We've now entered Week 6 of our Summer Schedule and as I've mentioned before, Collin and I are still struggling a bit. Specifically, we're still trying to figure out how to fit a work-out into our day. We were in such a good routine before this schedule change and so this has been disappointing. I anticipated the kids having some difficulty with the change, Keaton in particular since it meant no longer going to school three days a week and attending swim lessons and t-ball (each once a week.) But the first couple weeks went pretty well and he loves being at Busha's so I figured he just fell into this new routine seamlessly.
Then a few weeks in I started noticing meltdowns and him getting easily upset over what would usually be a small thing. On top of that reports were coming home from Busha's of a "rough day". Not what we like to see, we like Busha's reports of a "grrrrreat day!". But yet, I didn't connect the dots.
Maybe we're in a downward cycle with him, I thought. I've heard kids go through a cycle each year with good behavior prevailing for about six months followed by not so good behavior for six months. I've seen this hold true in the past with our kids.
Maybe it's me, maybe I'm not being a good enough mom, I wondered.
Maybe he's just a brat. I hate to admit it, but yes every once in awhile this thought crosses my mind. (In Keaton's defense it crosses my mind with ALL of my children, not just him.)
Maybe, maybe, maybe...
And then last week I received an email from The Nourished Home, a parenting website, that was titled "What I do when my kids get sick" - I didn't have any sick children but I read it anyway.
- suspend the normal routine,
- slow down,
- keep them close,
- give them the nurturing and nourishment they need to recover, and
- we'll return to the normal routine once they're better.
And then Laura asked:
Do you follow this same process of slowing down and suspending routine when your child is out of sorts, overwhelmed, or emotionally distressed?

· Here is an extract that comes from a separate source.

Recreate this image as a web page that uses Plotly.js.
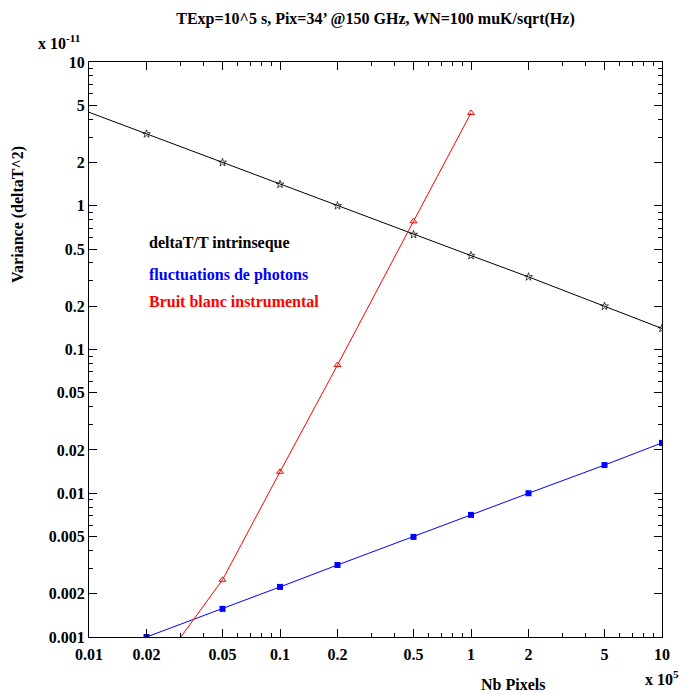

And everything started to click. Keaton wasn't sick, not physically, but he was, as Laura described "emotionally off kilter" he had a Soul Fever.
I mentioned to Amanda that I thought I needed to stay home with the boys this weekend and she responded, in regards to Keaton, that yes, he is a homebody.

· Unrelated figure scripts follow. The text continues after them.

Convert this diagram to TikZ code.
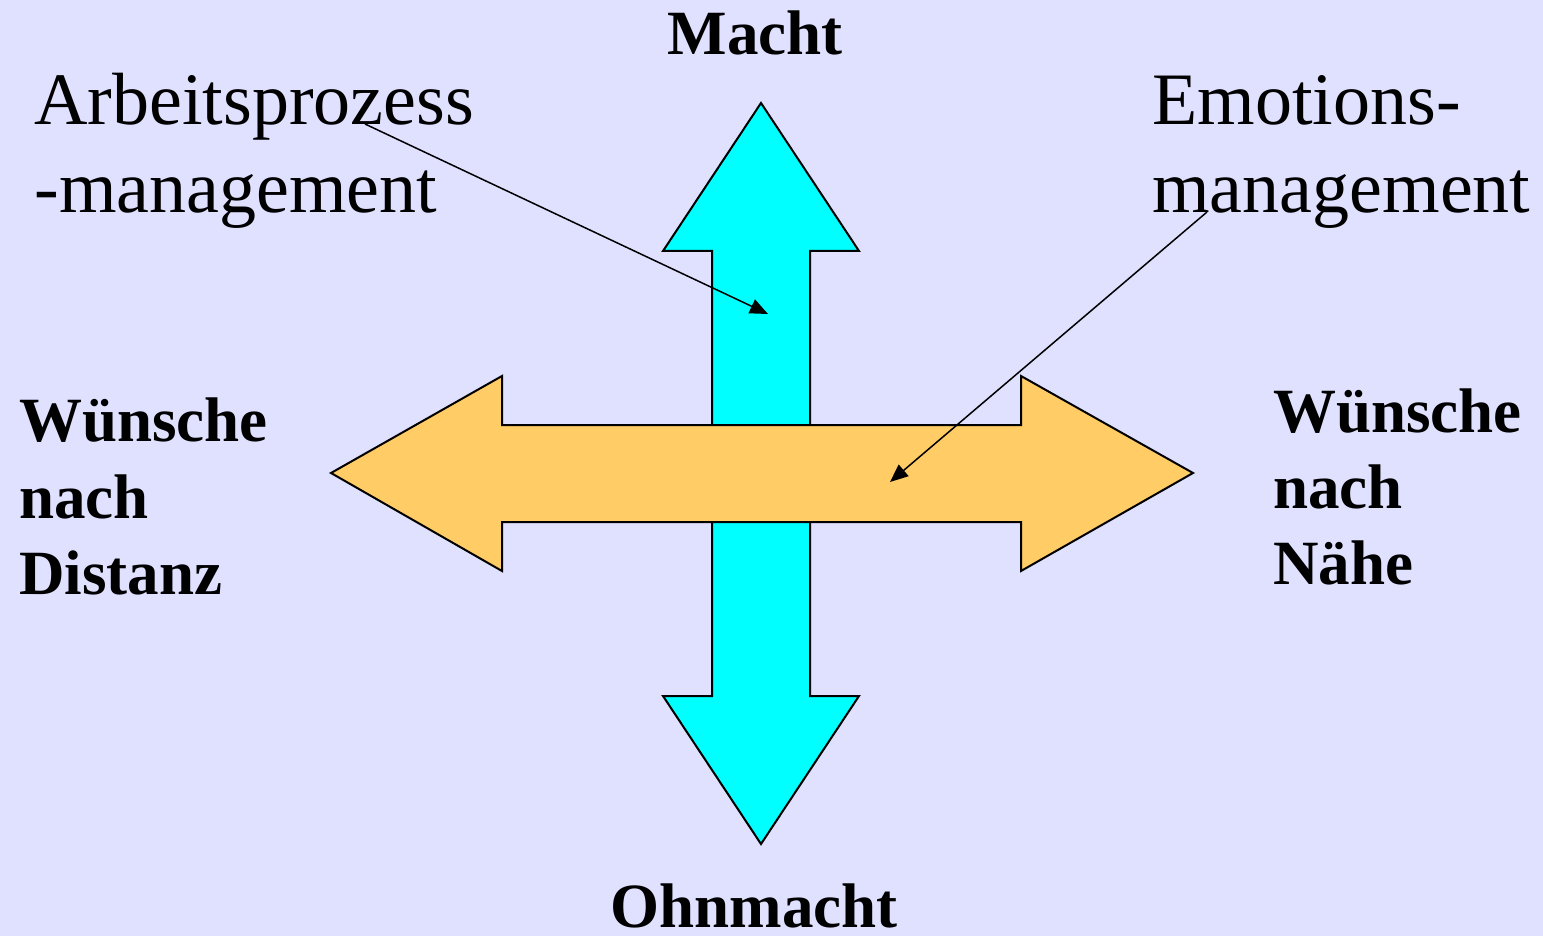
\documentclass[tikz,border=0pt]{standalone}
\usepackage{fontspec}
\setmainfont{Liberation Serif}
\usetikzlibrary{arrows.meta}
\definecolor{bgcol}{HTML}{E0E0FF}
\definecolor{cyanfill}{HTML}{00FFFF}
\definecolor{orangefill}{HTML}{FFCC66}
\tikzset{
  bigarrow/.style={draw=black, line width=1pt, line join=miter},
  reglabel/.style={inner sep=0pt, anchor=base west, font=\fontsize{37}{44}\selectfont},
  boldlabel/.style={inner sep=0pt, anchor=base west, font=\fontsize{31.5}{38}\selectfont\bfseries},
  pointer/.style={draw=black, line width=0.75pt, -{Triangle[length=9pt,width=7.5pt]}}
}
\begin{document}
\begin{tikzpicture}[x=0.5pt,y=-0.5pt]
\fill[bgcol] (0,0) rectangle (1543,936);
\useasboundingbox (0,0) rectangle (1543,936);
% vertical arrow
\draw[bigarrow, fill=cyanfill] (761,103) -- (859,251) -- (810,251) -- (810,696) -- (859,696)
  -- (761,844) -- (663,696) -- (712,696) -- (712,251) -- (663,251) -- cycle;
% horizontal arrow
\draw[bigarrow, fill=orangefill] (331,473) -- (502,376) -- (502,425) -- (1021,425) -- (1021,376)
  -- (1193,473) -- (1021,571) -- (1021,522) -- (502,522) -- (502,571) -- cycle;
% labels
\node[boldlabel, anchor=base] (macht) at (755,55) {Macht};
\node[boldlabel, anchor=base] (ohnmacht) at (754,927) {Ohnmacht};
\node[boldlabel] (wd1) at (19,442) {Wünsche};
\node[boldlabel] (wd2) at (19,518) {nach};
\node[boldlabel] (wd3) at (19,594) {Distanz};
\node[boldlabel] (wn1) at (1273,432) {Wünsche};
\node[boldlabel] (wn2) at (1273,508) {nach};
\node[boldlabel] (wn3) at (1273,584) {Nähe};
\node[reglabel] (ap1) at (34,125) {Arbeitsprozess};
\node[reglabel] (ap2) at (34,213) {-management};
\node[reglabel] (em1) at (1152,125) {Emotions-};
\node[reglabel] (em2) at (1152,213) {management};
% pointers
\coordinate (apstart) at (365,124);
\coordinate (apend) at (768,314);
\coordinate (emstart) at (1207,212);
\coordinate (emend) at (890,482);
\draw[pointer] (apstart) -- (apend);
\draw[pointer] (emstart) -- (emend);
\end{tikzpicture}
\end{document}
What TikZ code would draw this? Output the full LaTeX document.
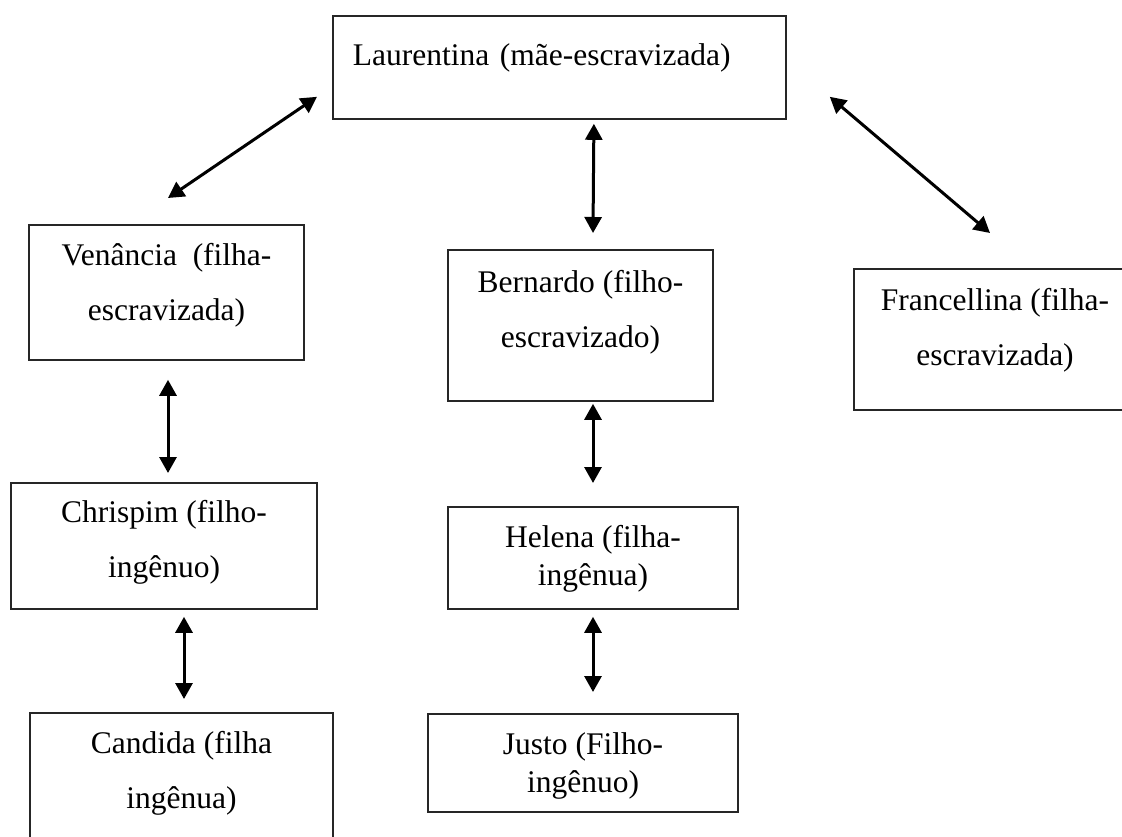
\documentclass[tikz,border=0pt]{standalone}
\usepackage{fontspec}
\setmainfont{Liberation Serif}
\usetikzlibrary{arrows.meta}
\newcommand{\boxfont}{\fontsize{31.5pt}{38pt}\selectfont}

\begin{document}
\begin{tikzpicture}[x=1pt,y=-1pt,
  box/.style={draw=black!85,line width=1.8pt,align=center,inner sep=0pt,anchor=north,font=\boxfont},
  link/.style={<->,>={Triangle[length=16pt,width=17pt]},line width=3pt}]
\useasboundingbox (0,0) rectangle (1122,836);
\node[box,anchor=north west,align=left,text width=413pt,inner xsep=20pt,
  text height=50pt,text depth=53pt] (lau) at (332,15) {Laurentina (mãe-escravizada)};
\node[box,minimum width=275pt,text height=96pt,text depth=39pt] (ven) at (166.5,224)
  {Venância~ (filha-\\[17pt]escravizada)};
\node[box,minimum width=265pt,text height=98pt,text depth=53pt] (ber) at (580.5,249)
  {Bernardo (filho-\\[17pt]escravizado)};
\node[box,minimum width=282pt,text height=97pt,text depth=44pt] (fra) at (995,268)
  {Francellina (filha-\\[17pt]escravizada)};
\node[box,minimum width=306pt,text height=95pt,text depth=31pt] (chr) at (164,482)
  {Chrispim (filho-\\[17pt]ingênuo)};
\node[box,minimum width=290pt,text height=79pt,text depth=23pt] (hel) at (593,506)
  {Helena (filha-\\ingênua)};
\node[box,minimum width=303pt,text height=96pt,text depth=34pt] (can) at (181.5,712)
  {Candida (filha\\[17pt]ingênua)};
\node[box,minimum width=310pt,text height=79pt,text depth=19pt] (jus) at (583,713)
  {Justo (Filho-\\ingênuo)};
%
\draw[link] ([xshift=-15pt,yshift=23pt]lau.south west) to ([xshift=1.5pt,yshift=26pt]ven.north);
\draw[link] ([xshift=34.5pt,yshift=-4pt]lau.south) to ([xshift=12.5pt,yshift=16pt]ber.north);
\draw[link] ([xshift=43pt,yshift=23pt]lau.south east) to ([xshift=-5pt,yshift=35pt]fra.north);
\draw[link] ([xshift=1.5pt,yshift=-19pt]ven.south) to ([xshift=4pt,yshift=9pt]chr.north);
\draw[link] ([xshift=20pt,yshift=-7pt]chr.south) to ([xshift=2.5pt,yshift=13pt]can.north);
\draw[link] ([xshift=12.5pt,yshift=-2pt]ber.south) to ([yshift=23pt]hel.north);
\draw[link] ([yshift=-7pt]hel.south) to ([xshift=10pt,yshift=21pt]jus.north);
\end{tikzpicture}
\end{document}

I never thought of him that way before but instantly more things were clicking. The comments following our trip Up North about it being good to be home, him constantly declaring his love for our new house (and his hope that this one won't also burn down), his constant questioning that we aren't going to leave this house, right Mom?

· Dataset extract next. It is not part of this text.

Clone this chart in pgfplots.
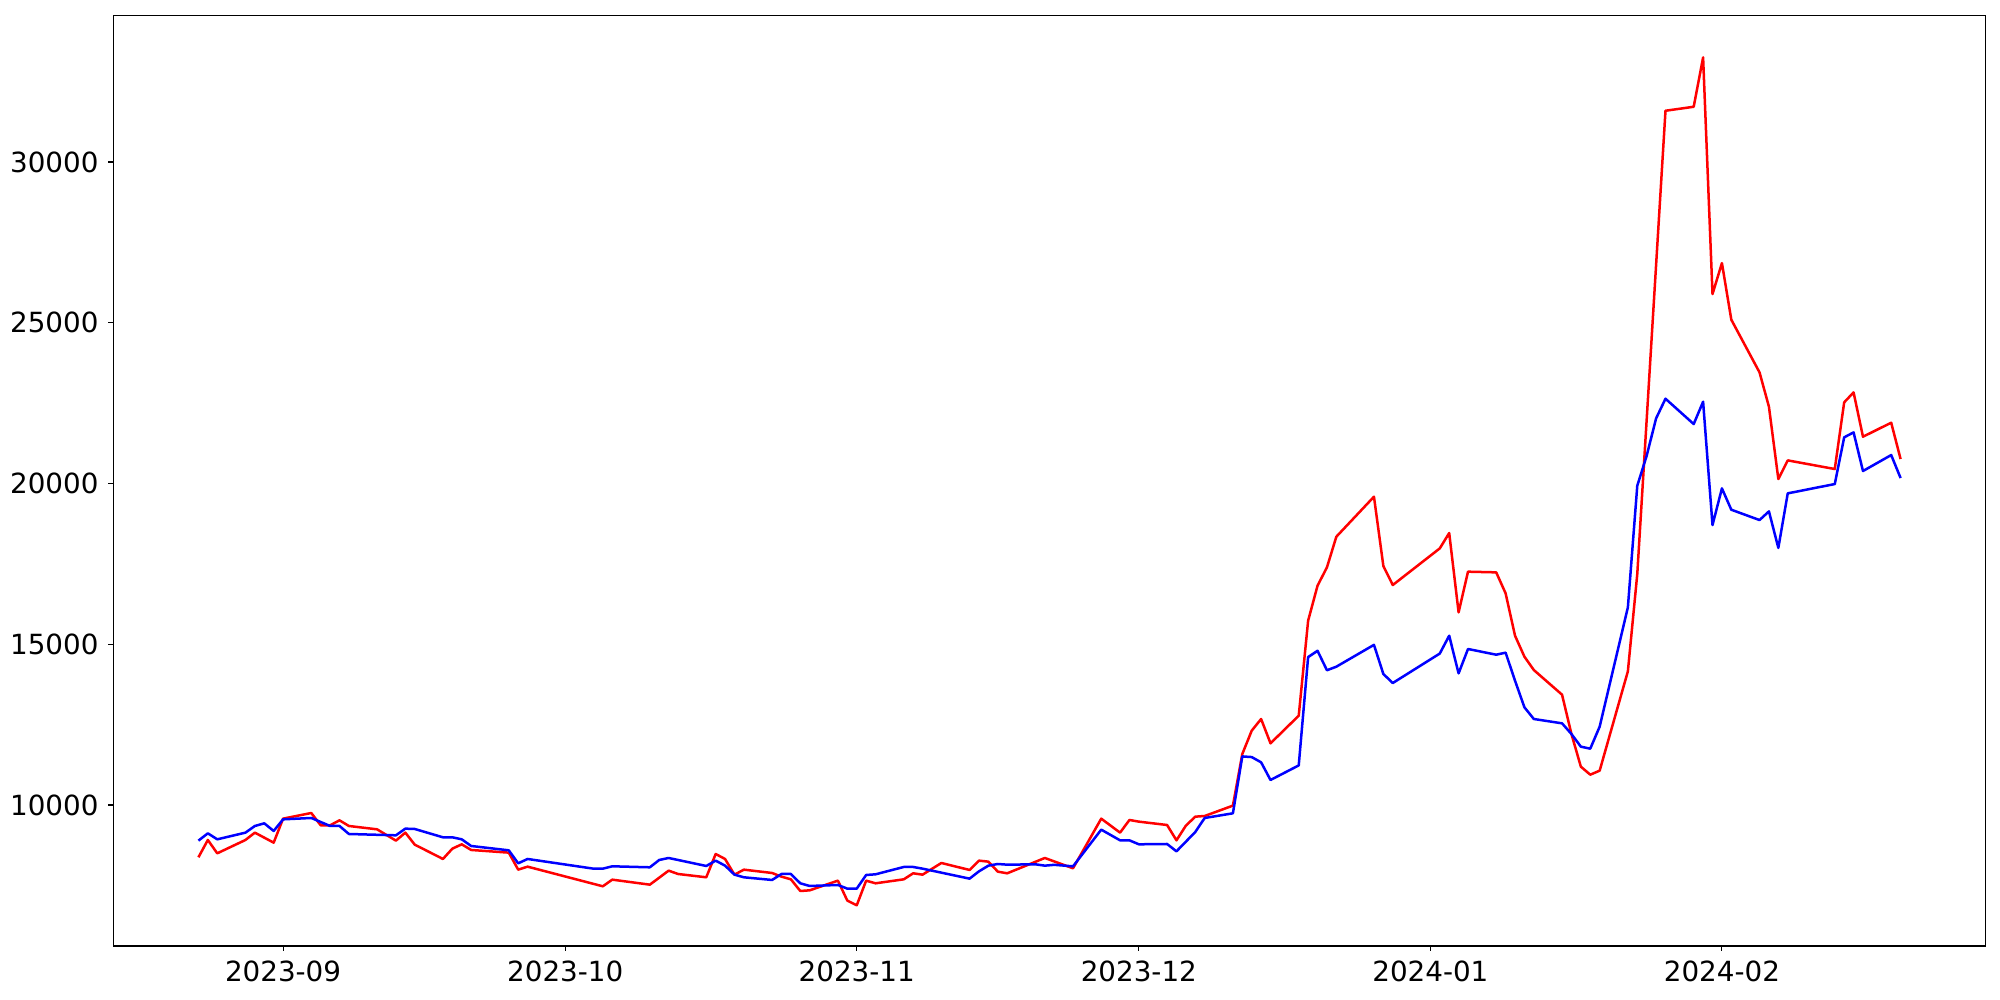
\documentclass[border=0pt]{standalone}
\usepackage{pgfplots}
\pgfplotsset{compat=1.18}
\usepackage{fontspec}
\setmainfont{DejaVu Sans}
\pgfplotstableread{
d v
-9 8890
-8 9118
-7 8931
-4 9139
-3 9346
-2 9429
-1 9191
0 9553
3 9595
5 9346
6 9346
7 9097
12 9056
13 9263
14 9253
17 8994
18 8994
19 8931
20 8724
24 8589
25 8185
26 8320
33 8019
34 8019
35 8092
39 8061
40 8289
41 8351
45 8102
46 8268
47 8112
48 7832
49 7750
52 7667
53 7853
54 7853
55 7563
56 7480
59 7511
60 7397
61 7397
62 7822
63 7843
66 8071
67 8071
68 8019
73 7708
74 7936
75 8112
76 8164
77 8143
80 8154
81 8112
82 8138
84 8091
87 9232
89 8900
90 8900
91 8776
94 8786
95 8558
97 9159
98 9595
101 9740
102 11510
103 11490
104 11326
105 10777
108 11230
109 14600
110 14795
111 14190
112 14301
116 14980
117 14073
118 13793
123 14710
124 15265
125 14094
126 14851
129 14674
130 14737
131 13866
132 13037
133 12674
136 12539
137 12207
138 11813
139 11751
140 12435
143 16146
144 19930
145 20863
146 22024
147 22636
150 21848
151 22543
152 18707
153 19847
154 19183
157 18862
158 19132
159 17996
160 19692
165 19982
166 21434
167 21589
168 20387
171 20884
172 20169
}\blueseries
\pgfplotstableread{
d v
-9 8372
-8 8911
-7 8496
-4 8911
-3 9139
-1 8828
0 9574
3 9750
4 9367
5 9367
6 9522
7 9346
10 9242
12 8890
13 9139
14 8766
17 8320
18 8641
19 8776
20 8600
24 8517
25 7988
26 8081
34 7470
35 7677
39 7521
41 7957
42 7853
45 7750
46 8475
47 8320
48 7832
49 7988
52 7884
53 7770
54 7687
55 7324
56 7345
59 7646
60 7024
61 6879
62 7646
63 7563
66 7687
67 7874
68 7832
70 8195
73 7978
74 8268
75 8237
76 7926
77 7874
81 8351
84 8030
87 9574
89 9139
90 9533
91 9481
94 9377
95 8900
96 9357
97 9636
98 9657
101 9979
102 11585
103 12310
104 12674
105 11917
108 12777
109 15732
110 16820
111 17391
112 18344
116 19588
117 17432
118 16841
123 17981
124 18458
125 15991
126 17256
129 17235
130 16582
131 15265
132 14612
133 14197
136 13430
137 12207
138 11191
139 10942
140 11067
143 14156
144 17183
147 31593
150 31717
151 33252
152 25891
153 26855
154 25093
157 23455
158 22387
159 20137
160 20718
165 20449
166 22522
167 22833
168 21454
171 21890
172 20760
}\redseries
\begin{document}
\begin{tikzpicture}
\path[use as bounding box] (-81.6pt,-38.9pt) rectangle (1358.4pt,681.1pt);
\begin{axis}[
  at={(0pt,0pt)}, anchor=south west,
  width=1348.1pt, height=670.1pt, scale only axis,
  xmin=-18.05, xmax=181.05, ymin=5614, ymax=34563,
  xtick={0,30,61,91,122,153},
  xticklabels={2023-09,2023-10,2023-11,2023-12,2024-01,2024-02},
  ytick={10000,15000,20000,25000,30000},
  yticklabels={10000,15000,20000,25000,30000},
  tick align=outside, major tick length=3.5pt,
  xtick pos=lower, ytick pos=left,
  tick style={black, line width=0.8pt},
  axis line style={line width=0.8pt},
  ticklabel style={font=\fontsize{20}{24}\selectfont, inner sep=0pt},
  xticklabel shift=7pt, yticklabel shift=7pt,
  clip=false,
]
\addplot[red, line width=1.8pt, line join=round] table[x=d,y=v]{\redseries};
\addplot[blue, line width=1.8pt, line join=round] table[x=d,y=v]{\blueseries};
\end{axis}
\end{tikzpicture}
\end{document}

Home is such a secure place, especially for children, and we hadn't been spending enough time here. Our new schedule took us out of the house on three different occasions during the week, weekends, like summer weekends tend to do, were quickly filled with activities.
Suddenly, I was connecting the dots.
So I canceled all of our plans. We slowed down. We spent the weekend at home. We read books, made pancakes, did art, and played outside.
As I sent the kids off yesterday morning I held my breath, hoping it had helped. Upon their arrival home I received my confirmation - it had been a grrrrreat day!
For now I breath a sigh of relief but I know I need to be ever vigilant in watching for the signs creep up again because a Soul Fever, it needs just as much love and care as a physical fever.